Two by-elections will take place on February 23rd. One in Copeland, West Cumbria, and the other in nearby Stoke-On-Trent. The Labour held seats have become vacant because of the resignations of Jamie Reed and Tristam Hunt for alternative lucrative careers. Apart from political anoraks, most by-elections arouse little interest amongst those eligible to vote. Turn-out tends to be low.
But these two tightly fought contests may well assume greater political significance than ever before in the UK’s electoral history. The outcomes on Friday morning may well tell us whether Labour can survive as a major political force in the land. And whether UKIP will become a key player in the British geo-political landscape.
There’s a long history of volatility in by-elections which goes back to the 1960s. The Liberals achieved a stunning victory in Orpington in 1962 by taking a solid Conservative seat. Some popular, newly elected MPs, who have won big in a by-election, fade from view by the time of the next general election. Their victory is often based on the apathy of government supporters who may have abstained from voting or flirted with one or more of the main opposition parties.
Between 2010 and 2015, the Conservative-dominated coalition government suffered some spectacular defeats, but went onto to win the 2015 election with a ten-seat majority. The Lib Dems paid a heavy price that year with a collapse in their share of the vote, ending up with eight MPs, down from 56!
For voters, there’s a big difference between a general election and a by-election. Contrary to popular belief, the electorate are highly sophisticated. They don’t treat these two plebiscites in the same way. In a by-election, the punters know that they’re not picking a government and feel free to give the ‘ruling elite’ a timely reminder of their dissatisfaction. Traditionally, voters use by-elections as a ‘protest vote’ against the sitting administration in Westminster. Until now, most by-election results experience significant ‘swings’ from the party in government to the parties of opposition.
If a government lacks a clear majority, by-elections become more important. The loss of a seat could threaten the Government’s majority and its ability to rule. In 1992, John Major’s Conservative Party won with a 22 seat majority over Neil Kinnocks’s Labour. Five years on, Major’s slender majority had whittled down to one, due Labour winning a succession of seats in by-elections. By 1997, New Labour under Tony Blair won big with an eye-watering 179 majority over the Tories.
Local issues and the personality of the parliamentary candidate may on occasions be more important than usual in shaping the outcome in a by-election. The able and popular local council leader, Jim McMahn, increased the Labour majority in the Lancashire town of Oldham, a constituency which UKIP had hoped to take.

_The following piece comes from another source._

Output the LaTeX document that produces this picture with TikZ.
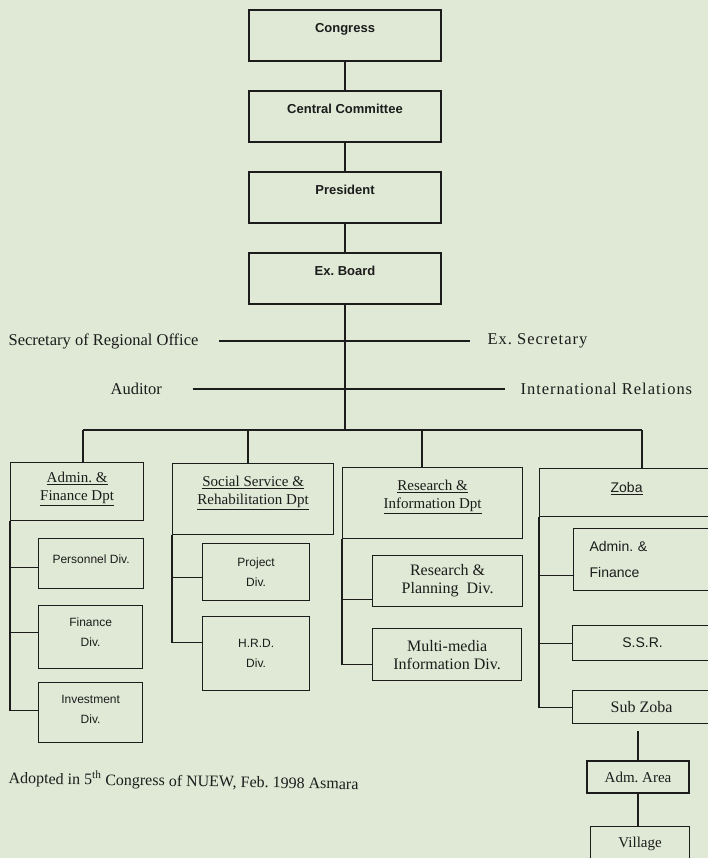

In the last two decades, there’s been a lot of ‘tactical voting’ going on. This occurs when an elector votes not for their favoured party or candidate, but for another party which has a better chance of winning. This happened in the prosperous seat of Richmond Park last winter, where Labour voter (and members) abandoned their own candidate to back the pro-Remain Lib-Dems to see off the Brexit supporting Zac Goldsmith the former Conservative MP for the area.
Yet some commentators have argued that electoral behaviour has become more fluid and unpredictable. Party loyalties – ‘partisan de-alignment’ and the close link between social class and party – ‘class de-alignment’ is crumbling. Voters have become consumerist, shopping around for the best product.
In an era of post-Brexit, post –truth politics, some voters may protest not just against the sitting government, but against the official opposition. For Labour to lose Copeland to the Conservatives and Stoke to UKIP would be unprecedented in British political history. Both seats have been strongholds since 1945.
Writing in 2010 the political scientist Peter Riddell cautioned about placing too much emphasis on by-election results. They are a poor guide to what happens at future general elections. Over half the 24 seats which changed hands at by-elections – 1983 to 2009 weren’t held by the winning party at the subsequent general election.
Their main impact, he maintains, is on party morale and the national mood. The unexpected Conservative win at the former railway town of Crewe in 2009 depressed Labour. The party failed to win the seat back in in 2010 and 2015. In 2015, the Conservative MP increased his majority!
Labour losing both by-elections (as predicted by some bookies) would put Jeremy Corbyn even more on the defensive and plunge scores of Northern Labour MPs into deeper despair and turmoil. The parliamentary by-election may assume a greater importance than ever before.